Employer Not Required to Inform Employees of Union Membership Options
Has your company unlawfully interfered with the organizational rights of its employees by maintaining a union-security agreement requiring employees to be "members in good standing" in the union without notifying them of their union membership options and corresponding obligations?
Answer: No. The phrase "members in good standing" in a union-security clause is lawful but ambiguous and can mean either "full membership" or "limited membership." As the exclusive bargaining representative and agent of the employees, the union owes the employees a duty of fair representation, and the union is thus required to inform them of their membership rights and obligations. These rights include the option to refrain from supporting union activities other than those germane to collective bargaining, contract administration and grievance adjustment. An employer and a union are free to enter into a union-security clause requiring union membership as a condition of continued employment only if this membership requirement does not exceed the "financial core." The financial core consists only of the payment of dues and initiation fees necessary to perform the duties of an exclusive representative of employees in dealing with the company on labor-management issues.

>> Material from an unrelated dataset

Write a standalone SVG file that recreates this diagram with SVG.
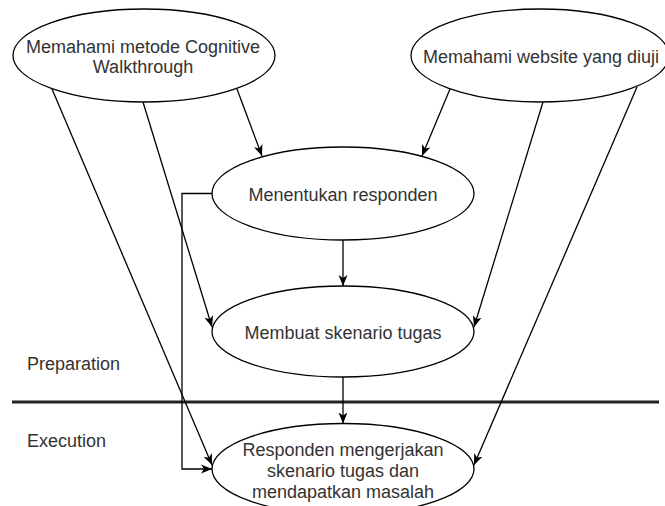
<svg xmlns="http://www.w3.org/2000/svg" width="665" height="506" viewBox="0 0 665 506">
  <style>
    .node { fill: #ffffff; stroke: #000000; stroke-width: 1.3; }
    .edge { fill: none; stroke: #000000; stroke-width: 1.3; }
    .lbl { font-family: "Liberation Sans", Arial, sans-serif; font-size: 18px; fill: #333333; text-anchor: middle; }
    .side { font-family: "Liberation Sans", Arial, sans-serif; font-size: 18px; fill: #333333; }
  </style>
  <defs>
    <marker id="arrow" markerUnits="userSpaceOnUse" markerWidth="12" markerHeight="10" refX="11" refY="5" orient="auto">
      <path d="M0,0.5 L11,5 L0,9.5 L3,5 Z" fill="#000000"/>
    </marker>
  </defs>
  <rect width="665" height="506" fill="#ffffff"/>

  <g id="divider">
    <line x1="12" y1="402" x2="659" y2="402" stroke="#222222" stroke-width="3"/>
    <text class="side" x="27" y="370">Preparation</text>
    <text class="side" x="27" y="447">Execution</text>
  </g>

  <g id="connectors">
    <line class="edge" x1="237" y1="89" x2="262" y2="156" marker-end="url(#arrow)"/>
    <line class="edge" x1="450" y1="89" x2="422" y2="156" marker-end="url(#arrow)"/>
    <line class="edge" x1="343" y1="240" x2="343" y2="286" marker-end="url(#arrow)"/>
    <line class="edge" x1="143" y1="102" x2="212" y2="327" marker-end="url(#arrow)"/>
    <line class="edge" x1="543" y1="102" x2="474" y2="327" marker-end="url(#arrow)"/>
    <line class="edge" x1="343" y1="377" x2="343" y2="423.5" marker-end="url(#arrow)"/>
    <line class="edge" x1="52" y1="89" x2="212" y2="465" marker-end="url(#arrow)"/>
    <line class="edge" x1="637" y1="87" x2="474" y2="465" marker-end="url(#arrow)"/>
    <polyline class="edge" points="212,193.5 182,193.5 182,469 212,469" marker-end="url(#arrow)"/>
  </g>

  <g id="node-cognitive">
    <ellipse class="node" cx="144" cy="55.5" rx="131" ry="46.5"/>
    <text class="lbl" x="143" y="53">Memahami metode Cognitive</text>
    <text class="lbl" x="143" y="73">Walkthrough</text>
  </g>
  <g id="node-website">
    <ellipse class="node" cx="540" cy="55.5" rx="129" ry="46.5"/>
    <text class="lbl" x="541" y="63">Memahami website yang diuji</text>
  </g>
  <g id="node-responden">
    <ellipse class="node" cx="343" cy="193.5" rx="131" ry="46.5"/>
    <text class="lbl" x="343" y="201">Menentukan responden</text>
  </g>
  <g id="node-skenario">
    <ellipse class="node" cx="343" cy="331.5" rx="131" ry="45.5"/>
    <text class="lbl" x="343" y="339">Membuat skenario tugas</text>
  </g>
  <g id="node-execution">
    <ellipse class="node" cx="343" cy="469" rx="131" ry="45.5"/>
    <text class="lbl" x="343" y="456">Responden mengerjakan</text>
    <text class="lbl" x="343" y="477">skenario tugas dan</text>
    <text class="lbl" x="343" y="498">mendapatkan masalah</text>
  </g>
</svg>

As employer, your company does not owe its employees a "duty of fair representation" and therefore has no affirmative responsibility to inform the employees of their rights and obligations regarding union membership. In addition, an employer is under no obligation to either inform an employee how the phrase "members in good standing" can be interpreted or to advise an employee that he or she may opt for limited union membership.
Cite: Yellow Freight System of Indiana, (1999) 327 NLRB No 175, 1999-00 CCH NLRB 15,191.